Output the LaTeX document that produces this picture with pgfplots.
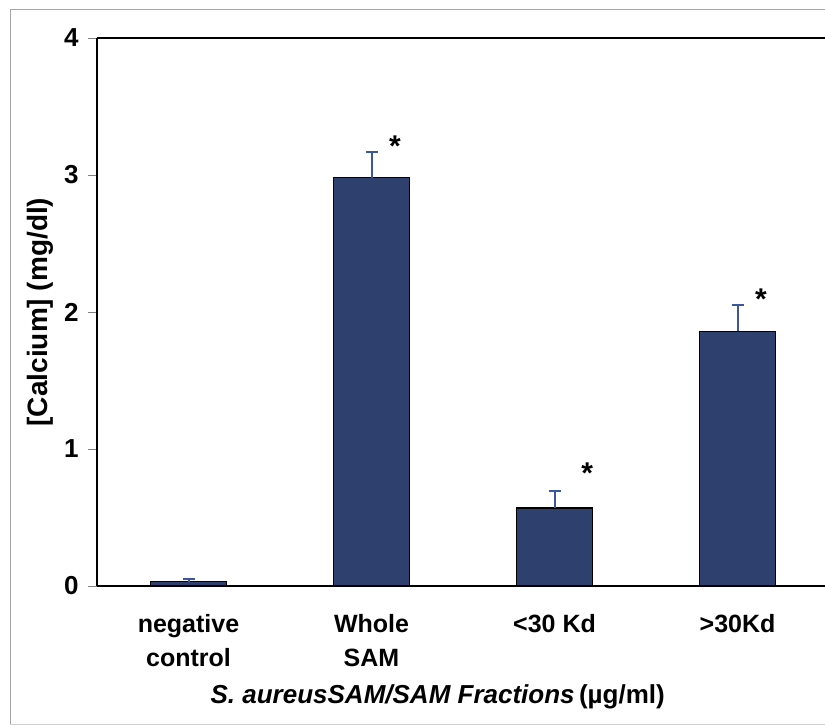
\documentclass[border=0pt]{standalone}
\usepackage{fontspec}
\setmainfont{Liberation Sans}
\usepackage{pgfplots}
\pgfplotsset{compat=1.18}
\definecolor{barblue}{RGB}{46,64,110}
\definecolor{errblue}{RGB}{58,88,160}

\begin{document}
\begin{tikzpicture}[x=1pt,y=1pt]
\useasboundingbox (0,0) rectangle (825,727);
% outer frame of the scanned figure
\draw[gray!70, line width=0.8pt] (10,3) -- (10,718) -- (825,718);
\draw[gray!35, line width=0.6pt] (10,3) -- (825,3);

\begin{axis}[
    at={(97pt,141pt)}, anchor=south west,
    scale only axis,
    width=728pt, height=548pt,
    xmin=-0.5, xmax=3.478,
    ymin=0, ymax=4,
    axis x line=box, axis y line=left,
    axis line style={-, black, line width=1.6pt},
    ytick={0,1,2,3,4},
    ytick pos=left,
    tick align=outside,
    y tick style={gray, line width=0.8pt},
    major tick length=9pt,
    yticklabel style={font=\fontsize{26}{28}\selectfont\bfseries, xshift=-6pt},
    /pgf/number format/assume math mode=true,
    xtick={0,1,2,3},
    xticklabels={negative\\control, Whole\\SAM, {<30 Kd}, {>30Kd}},
    x tick style={draw=none},
    xticklabel style={font=\fontsize{25}{34}\selectfont\bfseries, align=center, anchor=north, yshift=-16pt},
    extra x ticks={0.5,1.5,2.5},
    extra x tick labels={},
    extra x tick style={major tick length=14pt, tick align=center,
        tick style={draw=gray, line width=0.8pt}},
    xtick pos=bottom,
    every axis y label/.style={at={(axis description cs:-0.078,0.5)}, rotate=90,
        anchor=center, font=\fontsize{28}{30}\selectfont\bfseries},
    ylabel={[Calcium] (mg/dl)},
    every axis x label/.style={at={(axis description cs:0.468,0)},
        anchor=center, yshift=-111pt, font=\fontsize{26}{30}\selectfont\bfseries},
    xlabel={\textit{S. aureusSAM/SAM Fractions}\,(\textmu g/ml)},
    clip=false,
]
\addplot[ybar, bar width=76pt, fill=barblue, draw=black, line width=1.2pt,
    error bars/.cd, y dir=plus, y explicit,
    error bar style={errblue, line width=2pt},
    error mark options={errblue, line width=2pt, mark size=6pt, rotate=90}]
    coordinates {
    (0,0.03) +- (0,0.02)
    (1,2.98) +- (0,0.19)
    (2,0.57) +- (0,0.12)
    (3,1.86) +- (0,0.19)
};
\node[font=\fontsize{30}{30}\selectfont\bfseries] at (axis cs:1.128,3.21) {*};
\node[font=\fontsize{30}{30}\selectfont\bfseries] at (axis cs:2.178,0.82) {*};
\node[font=\fontsize{30}{30}\selectfont\bfseries] at (axis cs:3.128,2.09) {*};
\end{axis}
\end{tikzpicture}
\end{document}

§

# Problem description
Take the lines from the start of the material to the line with "(10,3) -- (825,3);", both included, and transcribe them exactly without the pictures.

# Answer to this exercise
Output the LaTeX document that produces this picture with pgfplots.
\documentclass[border=0pt]{standalone}
\usepackage{fontspec}
\setmainfont{Liberation Sans}
\usepackage{pgfplots}
\pgfplotsset{compat=1.18}
\definecolor{barblue}{RGB}{46,64,110}
\definecolor{errblue}{RGB}{58,88,160}

\begin{document}
\begin{tikzpicture}[x=1pt,y=1pt]
\useasboundingbox (0,0) rectangle (825,727);
% outer frame of the scanned figure
\draw[gray!70, line width=0.8pt] (10,3) -- (10,718) -- (825,718);
\draw[gray!35, line width=0.6pt] (10,3) -- (825,3);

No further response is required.